──────── DATASET SECTION

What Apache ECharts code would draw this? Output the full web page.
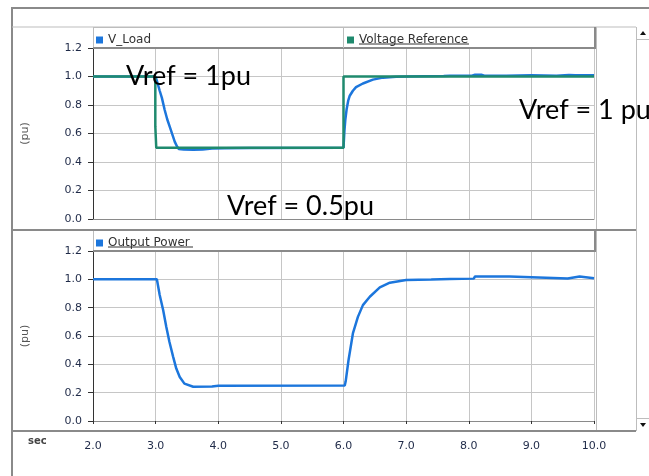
<!DOCTYPE html>
<html>
<head>
<meta charset="utf-8">
<script src="https://cdn.jsdelivr.net/npm/echarts@6/dist/echarts.min.js"></script>
<style>
  html, body { margin: 0; padding: 0; background: #ffffff; }
  #chart { width: 649px; height: 476px; }
</style>
</head>
<body>
<div id="chart"></div>
<script>
// Time base (seconds) and per-unit values for each trace
const vLoadTime   = [2.0, 3.0, 3.02, 3.065, 3.1, 3.145, 3.185, 3.225, 3.265, 3.305, 3.34, 3.37, 3.45, 3.6, 3.75, 3.9, 4.1, 4.5, 6.0, 6.015, 6.03, 6.05, 6.075, 6.1, 6.15, 6.2, 6.31, 6.47, 6.63, 6.84, 7.0, 7.6, 7.7, 8.05, 8.1, 8.2, 8.25, 8.6, 9.0, 9.4, 9.6, 9.7, 10.0];
const vLoadValues = [1.0, 1.0, 0.97, 0.90, 0.85, 0.765, 0.70, 0.648, 0.595, 0.543, 0.51, 0.492, 0.487, 0.486, 0.488, 0.495, 0.497, 0.499, 0.5, 0.62, 0.70, 0.77, 0.83, 0.865, 0.90, 0.925, 0.951, 0.978, 0.992, 0.999, 1.0, 1.003, 1.006, 1.006, 1.012, 1.012, 1.006, 1.006, 1.008, 1.006, 1.01, 1.008, 1.008];

const vRefTime   = [2.0, 2.995, 2.995, 3.01, 3.01, 6.0, 6.0, 10.0];
const vRefValues = [1.0, 1.0, 0.65, 0.65, 0.5, 0.5, 1.0, 1.0];

const powerTime   = [2.0, 3.02, 3.065, 3.12, 3.17, 3.22, 3.28, 3.33, 3.385, 3.46, 3.6, 3.9, 4.0, 6.02, 6.035, 6.08, 6.15, 6.23, 6.31, 6.42, 6.58, 6.74, 7.0, 7.4, 7.7, 8.08, 8.1, 8.65, 8.68, 9.58, 9.6, 9.77, 9.8, 10.0];
const powerValues = [1.0, 1.0, 0.889, 0.783, 0.665, 0.559, 0.453, 0.37, 0.311, 0.264, 0.242, 0.243, 0.248, 0.25, 0.28, 0.429, 0.618, 0.735, 0.818, 0.877, 0.943, 0.976, 0.995, 0.999, 1.003, 1.005, 1.02, 1.02, 1.006, 1.006, 1.02, 1.02, 1.008, 1.008];

const seriesNames = ['V_Load', 'Voltage Reference', 'Output Power'];
const yTicks = ['0.0', '0.2', '0.4', '0.6', '0.8', '1.0', '1.2'];
const xTicks = ['2.0', '3.0', '4.0', '5.0', '6.0', '7.0', '8.0', '9.0', '10.0'];
const notes = ['Vref = 1pu', 'Vref = 0.5pu', 'Vref = 1 pu'];

const pairs = (t, v) => t.map((x, i) => [x, v[i]]);

const UI_FONT = 'DejaVu Sans';
const TICK_COLOR = '#1f2a48';
const FRAME = '#8a8a8a';
const LIGHT = '#bdbdbd';
const GRID_LINE = '#c6c6c6';

function valueAxis(gridIndex) {
  return {
    type: 'value', gridIndex, min: 0, max: 1.2, interval: 0.2,
    name: '(pu)', nameLocation: 'middle', nameGap: 62, nameRotate: 90,
    nameTextStyle: { color: '#555', fontFamily: UI_FONT, fontSize: 11 },
    axisLine: { show: true, lineStyle: { color: '#333', width: 1 } },
    axisTick: { show: true, length: 5, lineStyle: { color: '#333' } },
    axisLabel: {
      margin: 11, color: TICK_COLOR, fontFamily: UI_FONT, fontSize: 11,
      formatter: v => yTicks[Math.round(v / 0.2)]
    },
    splitLine: { show: true, lineStyle: { color: GRID_LINE, width: 1 } }
  };
}

function timeAxis(gridIndex, extra) {
  return Object.assign({
    type: 'value', gridIndex, min: 2, max: 10, interval: 1,
    axisLine: { show: true, onZero: false, lineStyle: { color: FRAME, width: 1 } },
    axisTick: { show: false },
    axisLabel: { show: false },
    splitLine: { show: true, lineStyle: { color: GRID_LINE, width: 1 } }
  }, extra || {});
}

const line = (x1, y1, x2, y2, color, w) => ({
  type: 'line', silent: true, z: 1,
  shape: { x1, y1, x2, y2 }, style: { stroke: color, lineWidth: w }
});

const note = (text, x, y) => ({
  type: 'text', z: 100, silent: true,
  style: { text, x, y, fill: '#000', font: '27px Lato', textVerticalAlign: 'middle' }
});

const legendText = { color: '#333', fontFamily: UI_FONT, fontSize: 12 };

const chart = echarts.init(document.getElementById('chart'), null, { renderer: 'canvas' });

chart.setOption({
  animation: false,
  backgroundColor: '#ffffff',
  grid: [
    { left: 93, right: 55, top: 48, height: 171, containLabel: false },
    { left: 93, right: 55, top: 251, height: 170, containLabel: false }
  ],
  xAxis: [
    timeAxis(0),
    timeAxis(1),
    // time scale printed below the lower panel
    timeAxis(1, {
      position: 'bottom', offset: 11,
      axisLine: { show: false },
      axisTick: { show: true, length: 3, lineStyle: { color: '#333' } },
      axisLabel: {
        show: true, margin: 9, color: TICK_COLOR, fontFamily: UI_FONT, fontSize: 11,
        formatter: v => xTicks[Math.round(v - 2)]
      },
      splitLine: { show: false }
    })
  ],
  yAxis: [valueAxis(0), valueAxis(1)],
  legend: [
    {
      data: [seriesNames[0]], left: 96, top: 34, padding: 0,
      icon: 'rect', itemWidth: 7, itemHeight: 7, textStyle: legendText
    },
    {
      data: [seriesNames[1]], left: 347, top: 34, padding: 0,
      icon: 'rect', itemWidth: 7, itemHeight: 7, textStyle: legendText
    },
    {
      data: [seriesNames[2]], left: 96, top: 237, padding: 0,
      icon: 'rect', itemWidth: 7, itemHeight: 7, textStyle: legendText
    }
  ],
  series: [
    {
      name: seriesNames[0], type: 'line', xAxisIndex: 0, yAxisIndex: 0,
      data: pairs(vLoadTime, vLoadValues), showSymbol: false, z: 3,
      color: '#1c76dc', lineStyle: { width: 2.5, color: '#1c76dc' }
    },
    {
      name: seriesNames[1], type: 'line', xAxisIndex: 0, yAxisIndex: 0,
      data: pairs(vRefTime, vRefValues), showSymbol: false, z: 4,
      color: '#1f8a6e', lineStyle: { width: 2.5, color: '#1f8a6e' }
    },
    {
      name: seriesNames[2], type: 'line', xAxisIndex: 1, yAxisIndex: 1,
      data: pairs(powerTime, powerValues), showSymbol: false, z: 3,
      color: '#1c76dc', lineStyle: { width: 2.5, color: '#1c76dc' }
    }
  ],
  graphic: [
    // outer frame
    line(11, 8, 649, 8, FRAME, 2),
    line(12, 8, 12, 476, FRAME, 2),
    line(12, 27, 636, 27, LIGHT, 1),
    line(636.5, 27, 636.5, 431, LIGHT, 1),
    line(596.5, 27, 596.5, 431, LIGHT, 1),
    line(12, 230, 636, 230, FRAME, 2),
    line(12, 431, 636, 431, FRAME, 2),
    // legend strips
    line(93, 27.5, 595, 27.5, LIGHT, 1),
    line(93.5, 27, 93.5, 48, LIGHT, 1),
    line(93, 48, 596, 48, FRAME, 2),
    line(595, 27, 595, 49, FRAME, 2),
    line(343.5, 28, 343.5, 48, LIGHT, 1),
    line(93.5, 231, 93.5, 251, LIGHT, 1),
    line(93, 251, 596, 251, FRAME, 2),
    line(595, 230, 595, 252, FRAME, 2),
    // underlined legend labels
    line(359, 44, 469, 44, '#333', 1),
    line(108, 247, 193, 247, '#333', 1),
    // scroll arrows
    line(636, 39.5, 649, 39.5, LIGHT, 1),
    line(636, 418.5, 649, 418.5, LIGHT, 1),
    { type: 'polygon', silent: true, shape: { points: [[640, 35], [646, 35], [643, 31]] }, style: { fill: '#111' } },
    { type: 'polygon', silent: true, shape: { points: [[640, 423], [646, 423], [643, 427]] }, style: { fill: '#111' } },
    // axis caption
    { type: 'text', silent: true, style: { text: 'sec', x: 28, y: 441, fill: '#444', font: 'bold 10px "DejaVu Sans"', textVerticalAlign: 'middle' } },
    // set-point annotations
    note(notes[0], 126, 76),
    note(notes[1], 227, 206),
    note(notes[2], 519, 110)
  ]
});
</script>
</body>
</html>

────────────────

### PROMPT
From the top of the listing above, repeat each line exactly until you reach the line containing "const pairs = (t, v)", and repeat that one too. Leave the pictures out.

### SOLUTION TO THIS EXERCISE
What Apache ECharts code would draw this? Output the full web page.
<!DOCTYPE html>
<html>
<head>
<meta charset="utf-8">
<script src="https://cdn.jsdelivr.net/npm/echarts@6/dist/echarts.min.js"></script>
<style>
  html, body { margin: 0; padding: 0; background: #ffffff; }
  #chart { width: 649px; height: 476px; }
</style>
</head>
<body>
<div id="chart"></div>
<script>
// Time base (seconds) and per-unit values for each trace
const vLoadTime   = [2.0, 3.0, 3.02, 3.065, 3.1, 3.145, 3.185, 3.225, 3.265, 3.305, 3.34, 3.37, 3.45, 3.6, 3.75, 3.9, 4.1, 4.5, 6.0, 6.015, 6.03, 6.05, 6.075, 6.1, 6.15, 6.2, 6.31, 6.47, 6.63, 6.84, 7.0, 7.6, 7.7, 8.05, 8.1, 8.2, 8.25, 8.6, 9.0, 9.4, 9.6, 9.7, 10.0];
const vLoadValues = [1.0, 1.0, 0.97, 0.90, 0.85, 0.765, 0.70, 0.648, 0.595, 0.543, 0.51, 0.492, 0.487, 0.486, 0.488, 0.495, 0.497, 0.499, 0.5, 0.62, 0.70, 0.77, 0.83, 0.865, 0.90, 0.925, 0.951, 0.978, 0.992, 0.999, 1.0, 1.003, 1.006, 1.006, 1.012, 1.012, 1.006, 1.006, 1.008, 1.006, 1.01, 1.008, 1.008];

const vRefTime   = [2.0, 2.995, 2.995, 3.01, 3.01, 6.0, 6.0, 10.0];
const vRefValues = [1.0, 1.0, 0.65, 0.65, 0.5, 0.5, 1.0, 1.0];

const powerTime   = [2.0, 3.02, 3.065, 3.12, 3.17, 3.22, 3.28, 3.33, 3.385, 3.46, 3.6, 3.9, 4.0, 6.02, 6.035, 6.08, 6.15, 6.23, 6.31, 6.42, 6.58, 6.74, 7.0, 7.4, 7.7, 8.08, 8.1, 8.65, 8.68, 9.58, 9.6, 9.77, 9.8, 10.0];
const powerValues = [1.0, 1.0, 0.889, 0.783, 0.665, 0.559, 0.453, 0.37, 0.311, 0.264, 0.242, 0.243, 0.248, 0.25, 0.28, 0.429, 0.618, 0.735, 0.818, 0.877, 0.943, 0.976, 0.995, 0.999, 1.003, 1.005, 1.02, 1.02, 1.006, 1.006, 1.02, 1.02, 1.008, 1.008];

const seriesNames = ['V_Load', 'Voltage Reference', 'Output Power'];
const yTicks = ['0.0', '0.2', '0.4', '0.6', '0.8', '1.0', '1.2'];
const xTicks = ['2.0', '3.0', '4.0', '5.0', '6.0', '7.0', '8.0', '9.0', '10.0'];
const notes = ['Vref = 1pu', 'Vref = 0.5pu', 'Vref = 1 pu'];

const pairs = (t, v) => t.map((x, i) => [x, v[i]]);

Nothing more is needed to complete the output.